ENDS Report 428, p. 54, September 2010.

BP’s analysis of what caused the oil spill in the Gulf of Mexico sounds uncomfortable echoes of the US military’s reaction to events at Abu Ghraib prison during the Iraq war. Corporate and military approaches to risk have much in common.

Unpicking the complex causal geology of BP’s nightmare in the Gulf of Mexico will require the imagination of a Wegener, and then some. It probably won’t take as long as the 50 years it took for plate tectonics to be accepted, but it may well feel like that. The oil industry seems slow to learn. It is 22 years since Piper Alpha and 15 since Brent Spar, but you could be forgiven for thinking that neither the operational nor reputational lessons have yet been learned.

Last month BP published its own investigation into the massive oil spill. It presented a highly detailed – if somewhat self-serving – analysis of what went wrong with the hardware. BP highlighted six critical factors resulting in the breach of eight engineered barriers that should have prevented oil from escaping into the sea. This investigation offered 25 recommendations – all of which BP proudly announced it had accepted.

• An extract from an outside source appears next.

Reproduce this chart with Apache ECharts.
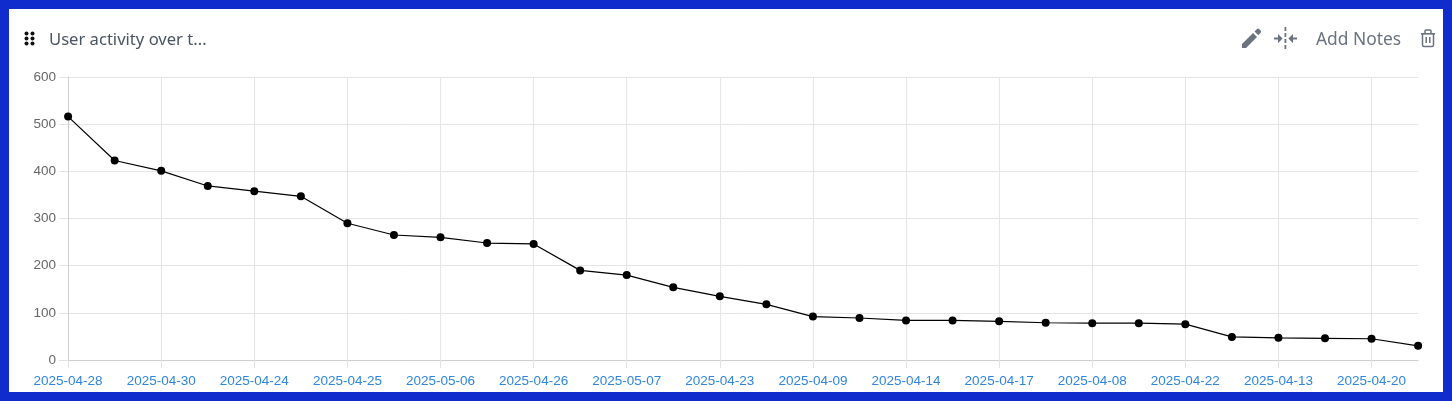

As I read BP’s account of the events and reflections on what this meant for the oil industry, a rather uncomfortable thought crossed my mind. This was rather like reading the accounts of what happened in Abu Ghraib during the Iraq war. Somehow this was an operational rather than a cultural problem. A responsible and well-intentioned leadership had been let down by lower-ranking employees, and by its contractors. There were problems. They had been recognised. Now they will be fixed.

I found BP’s account no more convincing than that of Donald Rumsfeld. The unforgivable behaviour of junior ranks in the prison in Iraq reflected a culture endorsed and promoted from the president down. Results were what mattered. And quickly. No explicit permission was ever given to break the rules of war. But no permission was needed. Even the lowliest GI knew it was OK to do whatever it took.

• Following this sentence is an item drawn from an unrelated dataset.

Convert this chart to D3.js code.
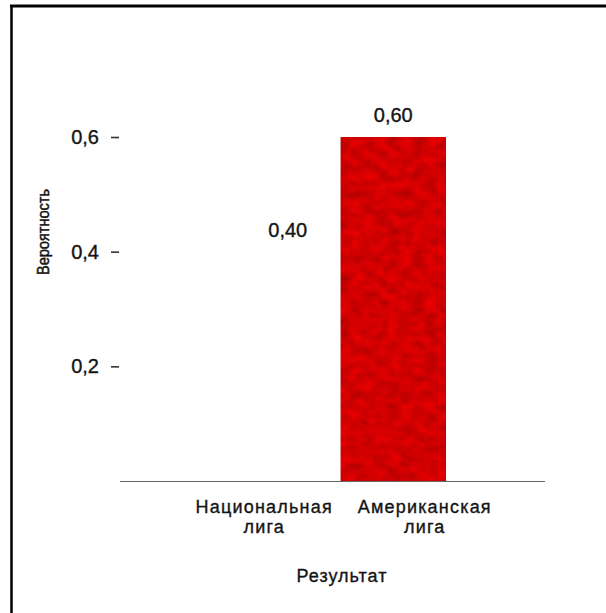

Corporate risk cultures have much in common with military risk cultures. They take their lead from the top and they take considerable time and effort to build. It was Tony Hayward’s bad luck to have begun a process of safety culture change within BP when it was too late to avoid Deepwater Horizon.

There is a wider lesson here. It is no accident that BP’s fraught history in recent years has been in the US, and after its take¬¬overs of Amoco, Arco and Burmah. Mergers of giant corporations generate an immediate and intense process of integration to capture the purported efficiencies that justified the merger. Its primary purpose is to lose jobs and align management systems. Far less, if any, effort goes into aligning corporate cultures or retaining corporate memory, which 0ften evaporates as key staff are lost in the lottery of redundancy.

There is an abyss of difference between the regulatory philosophy underpinning the management of health, safety and environment in the US and that applied in the EU and much of the rest of the world. This results in the construction of fundamentally different corporate cultures. In the US, technical compliance with elaborately detailed rules is prized. Elsewhere, there is a much greater focus on achieving desired outcomes. As I saw for myself when I worked at BP during the takeover years, the scope for miscommunication is much increased as leadership messages navigate the resulting cultures differently.

Deepwater Horizon cost BP at least $20bn in hard cash and wiped about $90bn off its value. Even with the well itself plugged, BP’s shares are still worth only two thirds of their value before the spill. We have had one hard lesson in the cost of mismanaging risk from the world’s bankers. BP has delivered another. All this contributes to an increasingly sharp focus on corporate risk.

Corporate risks can be seen as falling broadly into two categories. There are endogenous risks, those driven primarily by factors within the business envelope. These are usually well understood by successful firms, which have built the competences and structures necessary to managing them. They include the financial, market and operational risks that firms are able to manage every day.

There are also exogenous risks, those driven mainly by factors outside the business envelope. These include the risks entailed in the impact of a company’s activities or products on human rights, indigenous peoples, corruption, health, communities and the environment. These are not well understood by the corporate world, which manages them largely by ad hoc arrangements.

In its efforts to discipline corporate behaviour, the NGO sector is increasingly looking to how corporations manage their exogenous risks. CERES, the Boston-based ethical investment campaign, is currently pressing the Securities and Exchange Commission in the USA to require listed firms to define and value their climate risk.

In the UK, Fairpensions recently secured important support for a shareholder resolution that requires BP to publish a report on the exposure of their investment in tar sands to climate change. The coalition government in the UK has announced its intention to reintroduce the requirement for firms to publish an operating and financial review detailing their non-business risks and their measures to manage them.

Labour peer Lord Boyd recently proposed at a UK Environmental Law Association seminar that firms be required by statute to appoint a risk officer to advise boards on these risks in the way financial institutions have a nominated risk officer. His point was that the non-executive directors, who are there to protect the interests of shareholders, need more information about what is happening in the company to do their job properly.

This idea clearly captures a growing public mood. It fits well with the developing interest among NGOs in using company law to enforce high corporate standards of environmental and social behaviour. We should – and will – hear more of it.